* WHAT YOU HAVE TO DO
Tally every line of the listing below that holds "matplotlib", then give the tally alone.

* DATA EXCERPT
=-=-=

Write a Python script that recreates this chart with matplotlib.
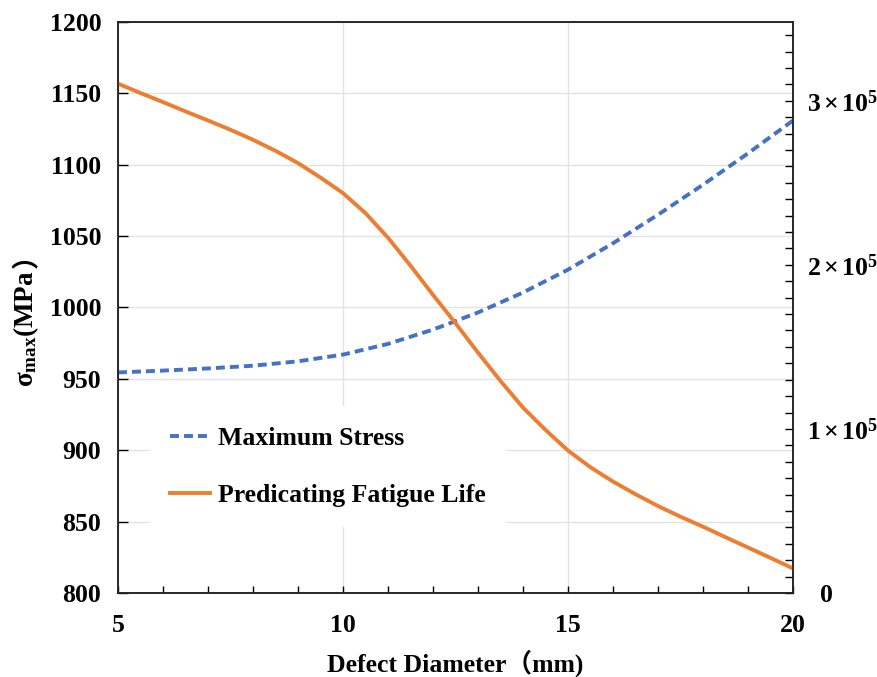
import matplotlib
matplotlib.use("Agg")
from matplotlib import pyplot, rcParams
from matplotlib.ticker import MultipleLocator, FixedLocator, FuncFormatter

# values
stress_diameter = [5, 6, 7, 8, 9, 10, 11, 12, 13, 14, 15, 16, 17, 18, 19, 20]
maximum_stress = [954.5, 955.8, 957.3, 959.2, 962.3, 967, 974.5, 984.5,
                  996.5, 1010.5, 1026.5, 1045, 1065, 1086, 1108, 1131]

life_diameter = [5, 5.5, 6, 6.5, 7, 7.5, 8, 8.5, 9, 9.5, 10, 10.5, 11, 11.5,
                 12, 12.5, 13, 13.5, 14, 14.5, 15, 15.5, 16, 16.5, 17, 17.5,
                 18, 18.5, 19, 19.5, 20]
fatigue_life = [3.104e5, 3.047e5, 2.992e5, 2.935e5, 2.880e5, 2.823e5,
                2.762e5, 2.695e5, 2.620e5, 2.532e5, 2.437e5, 2.315e5,
                2.165e5, 1.995e5, 1.817e5, 1.644e5, 1.465e5, 1.292e5,
                1.130e5, 0.994e5, 0.868e5, 0.766e5, 0.679e5, 0.602e5,
                0.530e5, 0.465e5, 0.404e5, 0.340e5, 0.277e5, 0.214e5,
                0.150e5]
life_ticks = [0, 1e5, 2e5, 3e5]

SERIF = "Liberation Serif"
rcParams.update({
    "font.family": [SERIF, "Noto Sans CJK SC"],
    "font.weight": "bold",
    "mathtext.fontset": "custom",
    "mathtext.rm": f"{SERIF}:bold",
    "mathtext.it": f"{SERIF}:bold",
    "mathtext.bf": f"{SERIF}:bold",
})

BLUE = "#4472C4"
ORANGE = "#ED7D31"
GRID = "#e3e3e3"
TICK_SIZE = 18.5

figure = pyplot.figure(figsize=(8.78, 6.77), dpi=100)
axes = figure.add_axes([0.1344, 0.1241, 0.7688, 0.8434])
life_axes = axes.twinx()

stress_line, = axes.plot(stress_diameter, maximum_stress, color=BLUE,
                         lw=2.8, dashes=(2.3, 1.3), label="Maximum Stress")
life_line, = life_axes.plot(life_diameter, fatigue_life, color=ORANGE,
                            lw=2.8, label="Predicating Fatigue Life")

axes.set_xlim(5, 20)
axes.set_ylim(800, 1200)
life_axes.set_ylim(0, 3.48e5)

axes.xaxis.set_major_locator(MultipleLocator(5))
axes.xaxis.set_minor_locator(MultipleLocator(1))
axes.yaxis.set_major_locator(MultipleLocator(50))
life_axes.yaxis.set_major_locator(FixedLocator(life_ticks))
life_axes.yaxis.set_minor_locator(MultipleLocator(1e4))


def life_label(value, _pos):
    if value == 0:
        return "  0"
    return r"$\mathbf{%d\,{\times}\,10^{5}}$" % round(value / 1e5)


life_axes.yaxis.set_major_formatter(FuncFormatter(life_label))

axes.grid(True, which="major", color=GRID, lw=1.0)
axes.set_axisbelow(True)

for ax in (axes, life_axes):
    for spine in ax.spines.values():
        spine.set_linewidth(1.1)
        spine.set_color("#222222")

axes.tick_params(axis="x", which="both", direction="in", length=5,
                 width=1.0, labelsize=TICK_SIZE, pad=15, top=False)
axes.tick_params(axis="y", which="major", direction="in", length=7,
                 width=1.0, labelsize=TICK_SIZE, pad=12)
life_axes.tick_params(axis="y", which="both", direction="in", length=6,
                      width=1.0, labelsize=TICK_SIZE, pad=10)

axes.set_xlabel("Defect Diameter（mm)", fontsize=18.5, fontweight="bold",
                labelpad=9)
y_label = axes.set_ylabel(r"$\sigma_{max}$(MPa", fontsize=19.5,
                          fontweight="bold", labelpad=6)
axes.yaxis.label.set_y(0.462)

legend = life_axes.legend(handles=[stress_line, life_line],
                          loc="upper left", bbox_to_anchor=(0.047, 0.3275),
                          borderaxespad=0, frameon=True, fancybox=False,
                          facecolor="white", edgecolor="none", framealpha=1,
                          prop={"family": SERIF, "weight": "bold",
                                "size": 18.5},
                          handlelength=1.56, handletextpad=0.3,
                          labelspacing=1.33, borderpad=0.8)

# full-width closing bracket of the y label, which the serif font lacks
figure.canvas.draw()
box = y_label.get_window_extent().transformed(figure.transFigure.inverted())
figure.text((box.x0 + box.x1) / 2, box.y1 + 0.004, "）", rotation=90,
            ha="center", va="bottom", fontsize=19.5,
            family="Noto Sans CJK SC", fontweight="bold")

pyplot.savefig("out.png", dpi=100)
pyplot.close()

=-=-=

* SOLUTION FOR THIS EXERCISE
5